Vor einigen Wochen hatte Kron seine Enkelin im Kindergarten abgeholt und zufällig mitgehört, wie die Betreuerin einer jungen Mutter erklärte, dass die »Bastelkompetenzen« ihres kleinen Sohnes leider nicht der Norm entsprächen. Es war nur Krönchens strahlenden Augen zu verdanken gewesen, dass Kron nicht handgreiflich geworden war.
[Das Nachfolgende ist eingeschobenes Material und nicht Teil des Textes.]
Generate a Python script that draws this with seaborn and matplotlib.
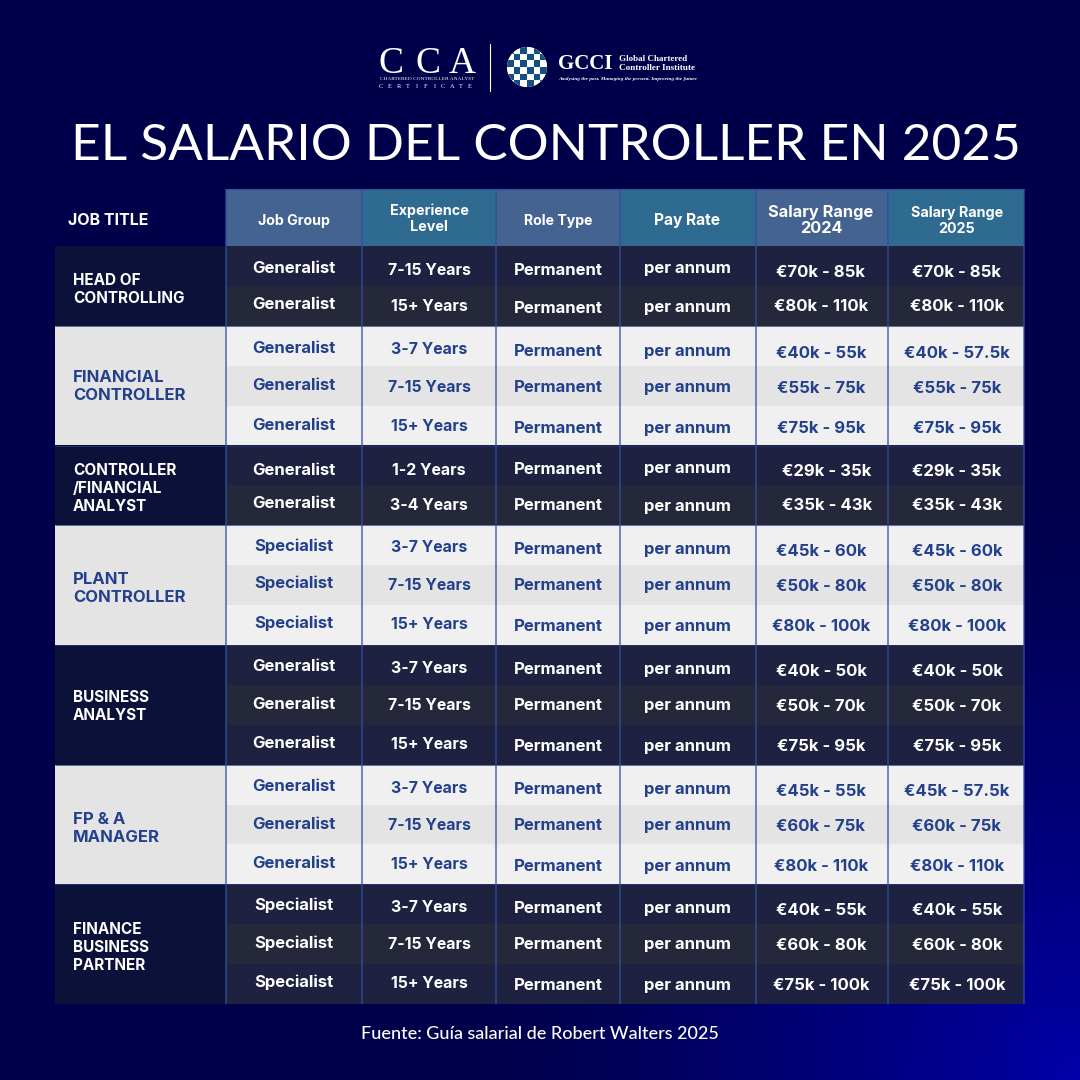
import numpy as np
import matplotlib as mpl
import matplotlib.pyplot as plt
from matplotlib.colors import ListedColormap, LinearSegmentedColormap
from matplotlib.patches import Circle
import seaborn as sns

sns.set_theme(style='white')
plt.rcParams['font.family'] = ['Inter', 'DejaVu Sans']

## values
job_titles = ['HEAD OF\nCONTROLLING', 'FINANCIAL\nCONTROLLER', 'CONTROLLER\n/FINANCIAL\nANALYST',
              'PLANT\nCONTROLLER', 'BUSINESS\nANALYST', 'FP & A\nMANAGER', 'FINANCE\nBUSINESS\nPARTNER']
title_rows = [2, 3, 2, 3, 3, 3, 3]
headers = ['Job Group', 'Experience\nLevel', 'Role Type', 'Pay Rate', 'Salary Range\n2024', 'Salary Range\n2025']
job_group = ['Generalist'] * 7 + ['Specialist'] * 3 + ['Generalist'] * 6 + ['Specialist'] * 3
experience = ['7-15 Years', '15+ Years', '3-7 Years', '7-15 Years', '15+ Years', '1-2 Years', '3-4 Years',
              '3-7 Years', '7-15 Years', '15+ Years', '3-7 Years', '7-15 Years', '15+ Years',
              '3-7 Years', '7-15 Years', '15+ Years', '3-7 Years', '7-15 Years', '15+ Years']
role_type = ['Permanent'] * 19
pay_rate = ['per annum'] * 19
salary_2024 = ['€70k - 85k', '€80k - 110k', '€40k - 55k', '€55k - 75k', '€75k - 95k', '€29k - 35k', '€35k - 43k',
               '€45k - 60k', '€50k - 80k', '€80k - 100k', '€40k - 50k', '€50k - 70k', '€75k - 95k',
               '€45k - 55k', '€60k - 75k', '€80k - 110k', '€40k - 55k', '€60k - 80k', '€75k - 100k']
salary_2025 = ['€70k - 85k', '€80k - 110k', '€40k - 57.5k', '€55k - 75k', '€75k - 95k', '€29k - 35k', '€35k - 43k',
               '€45k - 60k', '€50k - 80k', '€80k - 100k', '€40k - 50k', '€50k - 70k', '€75k - 95k',
               '€45k - 57.5k', '€60k - 75k', '€80k - 110k', '€40k - 55k', '€60k - 80k', '€75k - 100k']
table_cols = [job_group, experience, role_type, pay_rate, salary_2024, salary_2025]

# cell shade per row: 1/2 dark bands, 3/4 light bands, 0 = dark first column
row_shade = [1, 2, 3, 4, 3, 1, 2, 3, 4, 3, 1, 2, 1, 3, 4, 3, 1, 2, 1]
title_shade = [0, 0, 4, 4, 4, 0, 0, 4, 4, 4, 0, 0, 0, 4, 4, 4, 0, 0, 0]
header_shade = [0, 1, 0, 1, 0, 1]
checker = [[0, 1, 0, 1, 0, 1], [1, 0, 1, 0, 1, 0], [0, 1, 0, 1, 0, 1],
           [1, 0, 1, 0, 1, 0], [0, 1, 0, 1, 0, 1], [1, 0, 1, 0, 1, 0]]

## layout, in pixels of the 1080 picture
col_edges = [55, 226, 362, 496, 620, 756, 888, 1024]
col_x = [294, 429, 558, 687, 821, 957]
col_size = [12, 11.4, 12, 12, 12, 12]
head_top, body_top, body_bot = 189, 246, 1004
text_y = [[267, 303, 347, 384, 424, 469, 502, 545, 582, 622, 665, 703, 742, 785, 823, 862, 904, 942, 981],
          [269, 305, 348, 386, 425, 469, 504, 546, 584, 623, 667, 704, 743, 787, 824, 863, 906, 943, 982],
          [269, 307, 350, 386, 427, 468, 504, 548, 584, 625, 668, 704, 745, 788, 824, 865, 907, 943, 984],
          [267, 306, 350, 386, 427, 467, 505, 548, 584, 625, 668, 704, 745, 788, 824, 865, 907, 943, 984],
          [271, 305, 352, 387, 427, 470, 504, 550, 585, 625, 670, 705, 745, 790, 825, 865, 909, 944, 984],
          [271, 305, 352, 387, 427, 470, 504, 550, 585, 625, 670, 705, 745, 790, 825, 865, 909, 944, 984]]
title_y = [288, 384, 487, 586, 705, 826, 946]
group_lines = [326, 445.5, 525.3, 645, 765, 884.4]

DARK_TEXT = '#23408c'
cell_cmap = ListedColormap(['#0b1138', '#1e2240', '#25283b', '#f0f0f0', '#e4e4e4'])
head_cmap = ListedColormap(['#446390', '#2f6b90'])


def cell_axes(fig, x0, x1, y0, y1):
    return fig.add_axes([x0 / 1080, 1 - y1 / 1080, (x1 - x0) / 1080, (y1 - y0) / 1080])


def add_heat(fig, x0, x1, y0, y1, values, cmap, vmax):
    ax = cell_axes(fig, x0, x1, y0, y1)
    sns.heatmap(np.array(values), ax=ax, cmap=cmap, vmin=0, vmax=vmax, cbar=False,
                xticklabels=False, yticklabels=False)
    return ax


def text_lines(ax, x, y, s, step, ha='center', **kw):
    # several lines with a fixed pitch, baseline placed from the centre of the caps
    lines = s.split('\n')
    for i, line in enumerate(lines):
        ax.text(x, y + (i - (len(lines) - 1) / 2) * step + kw.get('size', 10) * 0.55, line,
                ha=ha, va='baseline', **kw)


fig = plt.figure(figsize=(10.8, 10.8), dpi=100)

# page background, dark navy going blue in the lower right corner
bg = fig.add_axes([0, 0, 1, 1])
yy, xx = np.mgrid[0:1080:270j, 0:1080:270j]
dist = np.hypot(1080 - xx, 1080 - yy)
shade = np.clip(1 - dist / 620, 0, 1) ** 1.3
bg_cmap = LinearSegmentedColormap.from_list('page', ['#00004a', '#0000a8'])
bg.imshow(shade, cmap=bg_cmap, vmin=0, vmax=1, extent=[0, 1080, 1080, 0], aspect='auto')
bg.axis('off')

# table cells
add_heat(fig, col_edges[0], col_edges[1], body_top, body_bot, [[v] for v in title_shade], cell_cmap, 4)
for c in range(6):
    add_heat(fig, col_edges[c + 1], col_edges[c + 2], head_top, body_top, [[header_shade[c]]], head_cmap, 1)
    add_heat(fig, col_edges[c + 1], col_edges[c + 2], body_top, body_bot, [[v] for v in row_shade], cell_cmap, 4)

# logo ball
ball = cell_axes(fig, 507, 547, 47, 87)
ball.set_facecolor('none')
sns.heatmap(np.array(checker), ax=ball, cmap=ListedColormap(['#154f82', '#ffffff']), vmin=0, vmax=1, cbar=False,
            xticklabels=False, yticklabels=False)
ball.add_patch(Circle((3, 3), 3, fc='white', ec='none', zorder=0))
ball.collections[0].set_clip_path(Circle((3, 3), 3, transform=ball.transData))

# everything else sits on one overlay in picture pixels
ov = fig.add_axes([0, 0, 1, 1])
ov.set_xlim(0, 1080)
ov.set_ylim(1080, 0)
ov.axis('off')
ov.patch.set_alpha(0)

for y in group_lines:
    ov.plot([col_edges[0], col_edges[-1]], [y, y], color='#2a3a78', lw=0.5)
for x in col_edges[1:]:
    ov.plot([x, x], [head_top, body_bot], color='#31509c', lw=1.1, alpha=0.85, solid_capstyle='butt')
ov.plot([col_edges[1], col_edges[-1]], [head_top, head_top], color='#31509c', lw=0.8)

# logos
for x, s in zip([391, 428, 462], 'CCA'):
    ov.text(x, 73, s, ha='center', va='baseline', color='white', size=27, family='Liberation Serif')
ov.text(427, 80, 'CHARTERED CONTROLLER ANALYST', ha='center', va='baseline', color='white', size=3.9,
        family='Liberation Serif')
for x, s in zip(np.linspace(381, 470, 11), 'CERTIFICATE'):
    ov.text(x, 88, s, ha='center', va='baseline', color='white', size=4.6, family='Liberation Serif')
ov.plot([490, 490], [44, 91], color='white', lw=0.8)
ov.text(558, 69, 'GCCI', ha='left', va='baseline', color='white', size=15, weight='bold', family='Liberation Serif')
ov.text(619, 61, 'Global Chartered', ha='left', va='baseline', color='white', size=6.5, weight='bold',
        family='Liberation Serif')
ov.text(619, 70, 'Controller Institute', ha='left', va='baseline', color='white', size=6.6, weight='bold',
        family='Liberation Serif')
ov.text(558, 80, 'Analysing the past, Managing the present, Improving the future', ha='left', va='baseline',
        color='white', size=3.8, style='italic', weight='bold', family='Liberation Serif')

# title and source
ov.text(546, 160, 'EL SALARIO DEL CONTROLLER EN 2025', ha='center', va='baseline', color='white', size=37,
        family='Lato')
ov.text(539.5, 1039, 'Fuente: Guía salarial de Robert Walters 2025', ha='center', va='baseline', color='white',
        size=13, family='Lato', weight='medium')

# table text
text_lines(ov, 68, 219, 'JOB TITLE', 16, ha='left', color='white', size=11.5, weight='bold')
header_size = [10.2, 10.3, 10.2, 11.2, 11.8, 10.3]
for c, h in enumerate(headers):
    cy = 217 if c == 1 else 219
    text_lines(ov, col_x[c], cy, h, 16, color='white', size=header_size[c], weight='bold')

row = 0
for title, n, y in zip(job_titles, title_rows, title_y):
    light = title_shade[row] == 4
    text_lines(ov, 73, y, title, 18, ha='left', color=DARK_TEXT if light else 'white',
               size=12 if light else 11, weight='bold')
    row += n

for c, values in enumerate(table_cols):
    for r, s in enumerate(values):
        col = DARK_TEXT if row_shade[r] >= 3 else 'white'
        # the two 1-2/3-4 year salaries sit a little to the right in the 2024 column
        x = col_x[c] + (6 if c == 4 and r in (5, 6) else 0)
        ov.text(x, text_y[c][r] + 6, s, ha='center', va='baseline', color=col, size=col_size[c], weight='bold')

fig.savefig('out.png', dpi=100)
Man musste kein Genie sein, um zu begreifen, was passierte. In einer kleinen Gemeinschaft wie Unterleuten war es besonders offensichtlich. Die neoliberale Ideologie, getarnt als Mischung aus Pragmatismus und Leistungsgerechtigkeit, eroberte die letzten Winkel des gesellschaftlichen Lebens. Zu Zeiten der Stasi wurde weniger beobachtet, abgehört, gedroht und gefeuert als heute, und trotzdem nannte sich das neue System Demokratie. Stück für Stück war der soziale Zusammenhalt erodiert. Was sich heute im Landmann versammelt hatte, war kein Dorf mehr, sondern eine Zweckgemeinschaft von Einzelkämpfern. Wenn Kron darauf hinwies, nannte man ihn einen hoffnungslosen Ostalgiker, und seine Tochter Kathrin versank vor Scham im Boden.
Niemals würde Kron verstehen, wie die Leute in der Lage waren, mit harter Arbeit kaum das Existenzminimum zu erreichen und dennoch zu glauben, dass sie in der besten aller Welten lebten. Dass die meisten Unterleutner so zufrieden wirkten, hinterließ ihn fassungslos. Sie waren wie Gombrowskis Kühe, die auch nicht mehr gemolken und geschlachtet, sondern verwaltet wurden. Seit Neuestem trugen die Tiere Transponder um den Hals und trotteten freiwillig von Futtertrog über Melkmaschine zu Massagebürsten, Liegeplätzen und Bolzenschussgerät. So sah sie aus, die schöne neue Welt, die sich auf Dorf und Republik ausgedehnt hatte. Genormt, bespaßt und verwaltet – eine Bürgerherde. Trotzdem machte Kron, anders als Kathrin glaubte, diese Entwicklung niemandem zum Vorwurf. Es gab nur zwei Dinge, die er von Menschen verlangte: Gemeinschaftssinn und Aufrichtigkeit. Das hatte nichts mit gestern oder heute zu tun. Auch nichts mit Kommunismus oder Kapitalismus. Das war überhaupt keine Frage der Gesellschaftsform, sondern eine von Anstand und Vernunft.